■ What you need to do ■
Give a verbatim copy of the lines below, minus the pictures.
..........
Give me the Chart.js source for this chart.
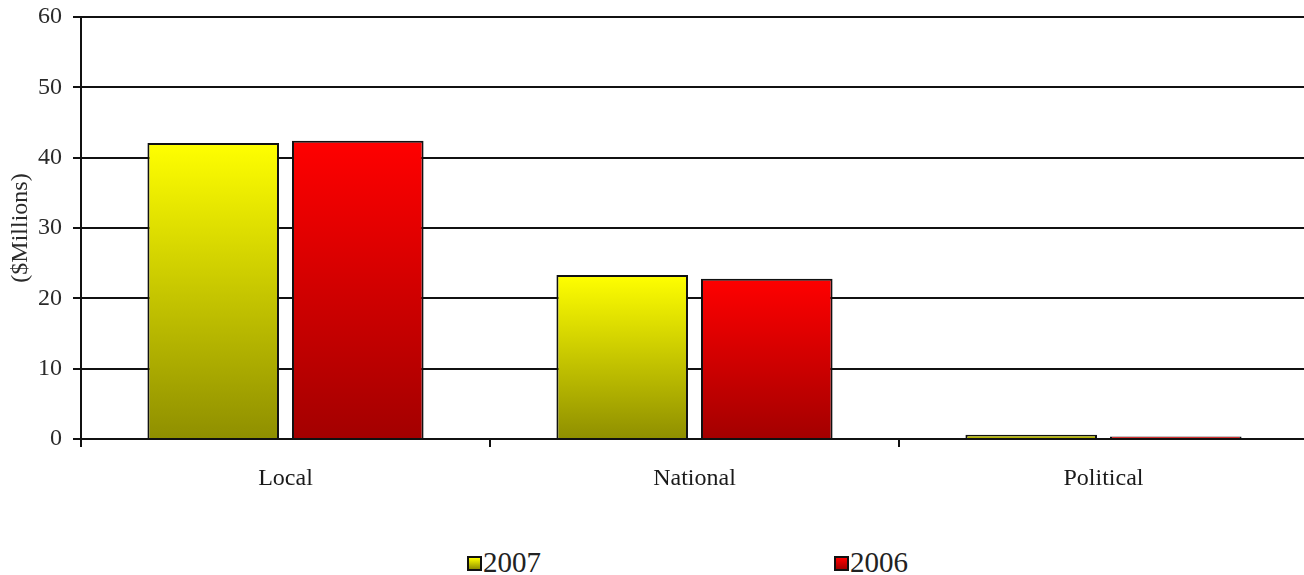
<!DOCTYPE html>
<html>
<head>
<meta charset="utf-8">
<script src="https://cdn.jsdelivr.net/npm/chart.js@4/dist/chart.umd.min.js"></script>
<style>
  html, body { margin: 0; padding: 0; background: #fff; overflow: hidden; }
  #wrap { position: relative; width: 1304px; height: 575px; overflow: hidden; }
  #c { position: absolute; left: 0; top: 0; }
  .leg { position: absolute; top: 546px; font-family: "Liberation Serif", serif; font-size: 29px; line-height: 32px; color: #222; display: flex; align-items: center; }
  .leg span.box { display: inline-block; width: 11px; height: 11px; border: 2px solid #111; margin-right: 1px; margin-top: 2px; }
</style>
</head>
<body>
<div id="wrap">
  <canvas id="c" width="1308" height="520"></canvas>
  <div id="legend"></div>
</div>
<script>
const categories = ["Local", "National", "Political"];
const seriesLabels = ["2007", "2006"];
const values2007 = [42.1, 23.3, 0.6];
const values2006 = [42.4, 22.8, 0.35];
const yTicks = [0, 10, 20, 30, 40, 50, 60];

const topColors = ["#ffff00", "#ff0000"];
const bottomColors = ["#8f8f00", "#a30000"];

function barGradient(ctx, dsIndex) {
  const chart = ctx.chart;
  const y = chart.scales && chart.scales.y;
  if (ctx.type !== 'data' || !y || !chart.chartArea) return topColors[dsIndex];
  const v = ctx.raw;
  const yTop = y.getPixelForValue(v);
  const yBot = y.getPixelForValue(0);
  if (!isFinite(yTop) || !isFinite(yBot) || yTop === yBot) return topColors[dsIndex];
  const g = chart.ctx.createLinearGradient(0, yTop, 0, yBot);
  g.addColorStop(0, topColors[dsIndex]);
  g.addColorStop(1, bottomColors[dsIndex]);
  return g;
}

const serif = "'Liberation Serif', 'Times New Roman', serif";

new Chart(document.getElementById('c'), {
  type: 'bar',
  data: {
    labels: categories,
    datasets: [
      { label: seriesLabels[0], data: values2007, backgroundColor: (c) => barGradient(c, 0),
        borderColor: '#111', borderWidth: 2, categoryPercentage: 0.707, barPercentage: 0.91 },
      { label: seriesLabels[1], data: values2006, backgroundColor: (c) => barGradient(c, 1),
        borderColor: '#111', borderWidth: 2, categoryPercentage: 0.707, barPercentage: 0.91 }
    ]
  },
  options: {
    responsive: false,
    animation: false,
    layout: { padding: { top: 17, right: 0, bottom: 0, left: 0 } },
    plugins: { legend: { display: false }, tooltip: { enabled: false } },
    scales: {
      x: {
        offset: true,
        afterFit: (s) => { s.height = 81; s.paddingLeft = 0; s.paddingRight = 0; },
        grid: { display: true, drawOnChartArea: false, drawTicks: true, tickLength: 8, color: '#111', lineWidth: 2, offset: true },
        border: { display: true, color: '#111', width: 2 },
        ticks: { font: { family: serif, size: 24 }, color: '#1a1a1a', padding: 17 }
      },
      y: {
        min: 0, max: 60,
        afterFit: (s) => { s.width = 81; s.paddingTop = 0; s.paddingBottom = 0; },
        afterBuildTicks: (s) => { s.ticks = yTicks.map(v => ({ value: v })); },
        grid: { color: '#111', lineWidth: 2, drawTicks: true, tickLength: 8 },
        border: { display: true, color: '#111', width: 2 },
        ticks: { font: { family: serif, size: 24 }, color: '#2a2a2a', padding: 11 },
        title: { display: true, text: '($Millions)', font: { family: serif, size: 24 }, color: '#2a2a2a', padding: { top: 6, bottom: 0 } }
      }
    }
  }
});

// HTML legend built from dataset labels
const legend = document.getElementById('legend');
const legendX = [467, 834];
seriesLabels.forEach((lab, i) => {
  const d = document.createElement('div');
  d.className = 'leg';
  d.style.left = legendX[i] + 'px';
  const b = document.createElement('span');
  b.className = 'box';
  b.style.background = `linear-gradient(${topColors[i]}, ${bottomColors[i]})`;
  d.appendChild(b);
  d.appendChild(document.createTextNode(lab));
  legend.appendChild(d);
});
</script>
</body>
</html>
..........
■ Response to this exercise ■
Give me the Chart.js source for this chart.
<!DOCTYPE html>
<html>
<head>
<meta charset="utf-8">
<script src="https://cdn.jsdelivr.net/npm/chart.js@4/dist/chart.umd.min.js"></script>
<style>
  html, body { margin: 0; padding: 0; background: #fff; overflow: hidden; }
  #wrap { position: relative; width: 1304px; height: 575px; overflow: hidden; }
  #c { position: absolute; left: 0; top: 0; }
  .leg { position: absolute; top: 546px; font-family: "Liberation Serif", serif; font-size: 29px; line-height: 32px; color: #222; display: flex; align-items: center; }
  .leg span.box { display: inline-block; width: 11px; height: 11px; border: 2px solid #111; margin-right: 1px; margin-top: 2px; }
</style>
</head>
<body>
<div id="wrap">
  <canvas id="c" width="1308" height="520"></canvas>
  <div id="legend"></div>
</div>
<script>
const categories = ["Local", "National", "Political"];
const seriesLabels = ["2007", "2006"];
const values2007 = [42.1, 23.3, 0.6];
const values2006 = [42.4, 22.8, 0.35];
const yTicks = [0, 10, 20, 30, 40, 50, 60];

const topColors = ["#ffff00", "#ff0000"];
const bottomColors = ["#8f8f00", "#a30000"];

function barGradient(ctx, dsIndex) {
  const chart = ctx.chart;
  const y = chart.scales && chart.scales.y;
  if (ctx.type !== 'data' || !y || !chart.chartArea) return topColors[dsIndex];
  const v = ctx.raw;
  const yTop = y.getPixelForValue(v);
  const yBot = y.getPixelForValue(0);
  if (!isFinite(yTop) || !isFinite(yBot) || yTop === yBot) return topColors[dsIndex];
  const g = chart.ctx.createLinearGradient(0, yTop, 0, yBot);
  g.addColorStop(0, topColors[dsIndex]);
  g.addColorStop(1, bottomColors[dsIndex]);
  return g;
}

const serif = "'Liberation Serif', 'Times New Roman', serif";

new Chart(document.getElementById('c'), {
  type: 'bar',
  data: {
    labels: categories,
    datasets: [
      { label: seriesLabels[0], data: values2007, backgroundColor: (c) => barGradient(c, 0),
        borderColor: '#111', borderWidth: 2, categoryPercentage: 0.707, barPercentage: 0.91 },
      { label: seriesLabels[1], data: values2006, backgroundColor: (c) => barGradient(c, 1),
        borderColor: '#111', borderWidth: 2, categoryPercentage: 0.707, barPercentage: 0.91 }
    ]
  },
  options: {
    responsive: false,
    animation: false,
    layout: { padding: { top: 17, right: 0, bottom: 0, left: 0 } },
    plugins: { legend: { display: false }, tooltip: { enabled: false } },
    scales: {
      x: {
        offset: true,
        afterFit: (s) => { s.height = 81; s.paddingLeft = 0; s.paddingRight = 0; },
        grid: { display: true, drawOnChartArea: false, drawTicks: true, tickLength: 8, color: '#111', lineWidth: 2, offset: true },
        border: { display: true, color: '#111', width: 2 },
        ticks: { font: { family: serif, size: 24 }, color: '#1a1a1a', padding: 17 }
      },
      y: {
        min: 0, max: 60,
        afterFit: (s) => { s.width = 81; s.paddingTop = 0; s.paddingBottom = 0; },
        afterBuildTicks: (s) => { s.ticks = yTicks.map(v => ({ value: v })); },
        grid: { color: '#111', lineWidth: 2, drawTicks: true, tickLength: 8 },
        border: { display: true, color: '#111', width: 2 },
        ticks: { font: { family: serif, size: 24 }, color: '#2a2a2a', padding: 11 },
        title: { display: true, text: '($Millions)', font: { family: serif, size: 24 }, color: '#2a2a2a', padding: { top: 6, bottom: 0 } }
      }
    }
  }
});

// HTML legend built from dataset labels
const legend = document.getElementById('legend');
const legendX = [467, 834];
seriesLabels.forEach((lab, i) => {
  const d = document.createElement('div');
  d.className = 'leg';
  d.style.left = legendX[i] + 'px';
  const b = document.createElement('span');
  b.className = 'box';
  b.style.background = `linear-gradient(${topColors[i]}, ${bottomColors[i]})`;
  d.appendChild(b);
  d.appendChild(document.createTextNode(lab));
  legend.appendChild(d);
});
</script>
</body>
</html>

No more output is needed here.